At last year‘s Paris Air Show, Roei Ganzarski, CEO of magniX, guided visitors through the promising features of his firm’s two motors and its magniDrive inverter/motor controller.  All three products, as shown in the video, have found homes on retrofitted and new airframes.

Thursday’s flight went well.  Ganzarski told reporters, “The flight went as I like all flights to go, uneventful. There [were] no issues — it worked exactly as planned, in fact performed a little better than planned. We landed with more battery than expected and the pilot really performed greatly.”

There are compromises involved, though.  A turbine-powered Caravan, as reported in Business Insider, has a range of 2,000 kilometers (1,240 miles), which because of the lower density of lithium batteries compared to Jet-A, would be reduced to 160 kilometers (99 miles). This means shorter routes and/or fewer passengers per flight.  The obvious need for better batteries is all too apparent. 

Roei Ganzarski addresses some of these issues in this presentation.

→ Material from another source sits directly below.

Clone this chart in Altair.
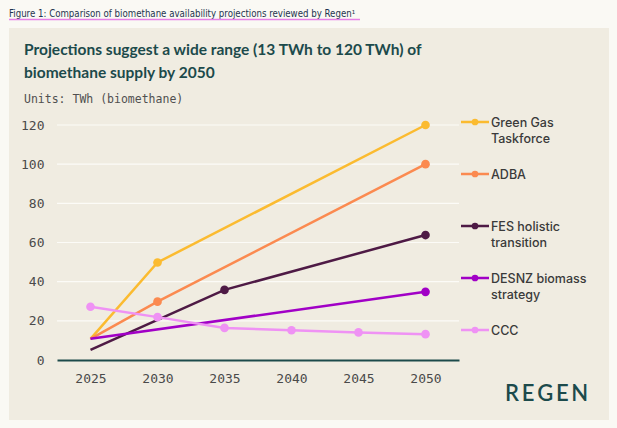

It would be nice to think our electric aircraft are progressing rapidly to new peaks of achievement, but often it seems as though we’re struggling to reach endless plateaus.  Your editor gave his first symposium talk 11 years ago, and was asked at the time to include motors up to 100 horsepower.  Only a few at that time were close to that output level.  It took a few years until the Green Flight Challenge saw Pipistrel bring the G4 with its 150-kilowatt (201hp.) being the most powerful electric motor to fly at the time.  Siemens unveiled a 260-kilowatt (350-hp.) unit in 2015, able to power an aerobatic plane that could tow a sailplane to altitude with great alacrity.  Now we have magniX’s 560 kilowatts (750 hp.), able to haul large loads for short distances.

Cost and maintenance savings will draw operators, but for now they will have to be clever with applications, routes and strategies.